The thermostat wire is the thin one at the bottom of the electric box. It looks to be a low voltage thermostat. Youy can confirm this by looking at that wire and comparing it to the one that comes out of the wall upstairs.
Did you find the electrical issue? It may be the issue that shut the boiler down.
You can't allow the house temps to stay below freezing too long or the pipes will freeze and burst.
Ron
 
#15 ·
Did you see any small sparks when you touched the thermostat lines together. Touch those two wires together and apart a few times to see if you can see a small spark. If so, you at least know that you have power to the boiler and the thermostat circuit is complete. Beyond that, if your pilot is on, the gas valve contol is on and you don't have a manual limit control button that needs to be reset..the next step will require an electrical meter to see if you are getting 24 V at the gas valve terminals from the transformer.
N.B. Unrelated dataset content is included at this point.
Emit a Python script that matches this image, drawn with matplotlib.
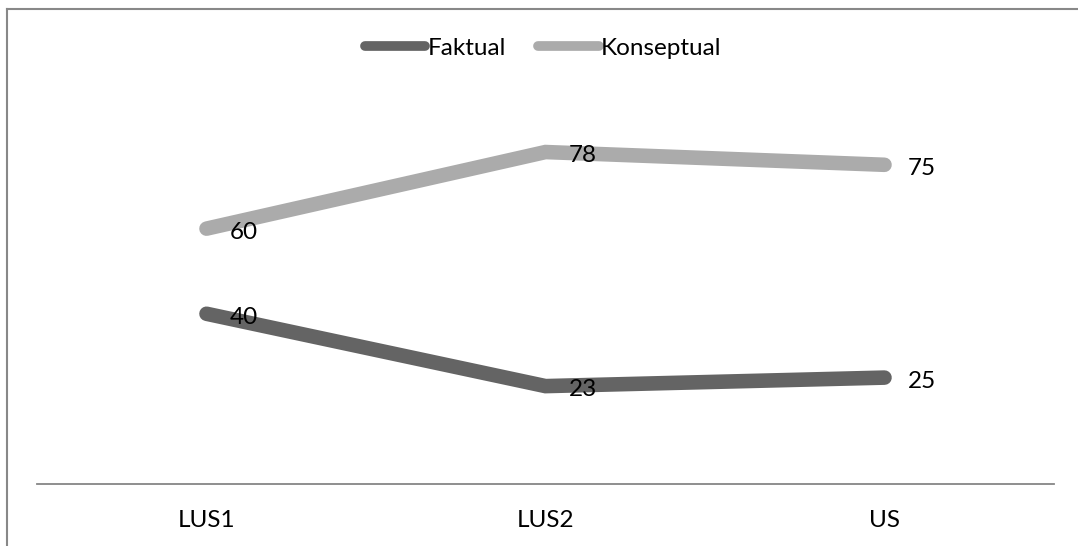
import matplotlib
matplotlib.use("Agg")
import matplotlib.pyplot as plt
from matplotlib.lines import Line2D

plt.rcParams["font.family"] = ["Lato", "DejaVu Sans"]

categories = ["LUS1", "LUS2", "US"]
faktual = [40, 23, 25]
konseptual = [60, 78, 75]

dark = "#646464"
light = "#ababab"

fig = plt.figure(figsize=(10.78, 5.46), dpi=100)
ax = fig.add_axes([37 / 1078, 62 / 546, 1017 / 1078, 425.6 / 546])

x = range(len(categories))
ax.plot(x, faktual, color=dark, lw=10.5, solid_capstyle="round",
        solid_joinstyle="miter", label="Faktual")
ax.plot(x, konseptual, color=light, lw=10.5, solid_capstyle="round",
        solid_joinstyle="miter", label="Konseptual")

# value labels just right of each point
for series in (faktual, konseptual):
    for i, v in zip(x, series):
        ax.annotate(str(v), (i, v), xytext=(16.5, -2.5),
                    textcoords="offset points", ha="left", va="center",
                    fontsize=17.5, color="black")

ax.set_xlim(-0.5, 2.5)
ax.set_ylim(0, 100)
ax.set_xticks(list(x))
ax.set_xticklabels(categories, fontsize=17.5)
ax.tick_params(axis="x", length=0, pad=19)
ax.set_yticks([])
for side in ("top", "right", "left"):
    ax.spines[side].set_visible(False)
ax.spines["bottom"].set_color("#868686")
ax.spines["bottom"].set_linewidth(1.3)

leg = fig.legend(loc="center", bbox_to_anchor=(543 / 1078, 1 - 48 / 546),
                 ncol=2, frameon=False, fontsize=17.5, handlelength=2.5,
                 handletextpad=0.1, columnspacing=1.3)
for h in leg.get_lines():
    h.set_linewidth(7)
    h.set_solid_capstyle("round")

# chart border (left and top edges)
fig.add_artist(Line2D([6.5 / 1078, 6.5 / 1078], [0, 1 - 8.5 / 546],
                      transform=fig.transFigure, color="#888888", lw=1.5))
fig.add_artist(Line2D([6.5 / 1078, 1], [1 - 8.5 / 546, 1 - 8.5 / 546],
                      transform=fig.transFigure, color="#888888", lw=1.5))

fig.savefig("out.png", dpi=100)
PS. Is your house a rancher...because otherwise your water pressure looks to these old eyes, on the low side.
 
#16 ·
Back... Got a digital multimeter and a low volt thermostat, Honeywell rth1100b. Freezing in house now. Father thinks electrical issue was 2 heaters he had to help warm the house up faster. But that never happened before? When we twisted the wires the power was off, so no sparks. He doesn't want me to touch wires together while power is on - so I will use meter. I hope this works! House is a two unit, parents in one apartment - I'm in the other apartment.
 
#17 · (Edited)
Make sure the furnace breaker is on/ the on-off switch, which you may not have ( often on the side of the boiler or positioned higher than a normal light switch beside the closest door)is on. You can usually hear a little hum from the controls if the power is on.

Try checking the two terminals at the gas valve. If it has has 24 V , the pilot is on, the gas valve control is in the on position, and it isn't working then the way this boiler is wired up means that the gas valve will need to be changed.
If it doesn't have 24 V then you need to check the thermostat lines for 24 V. If nothing then check the thermostat lines at the boiler. If you have 24V there then the problem is somewhere on the thermostat/wire circuit.

I am assuming that you don't have any damper controls on the boiler vent?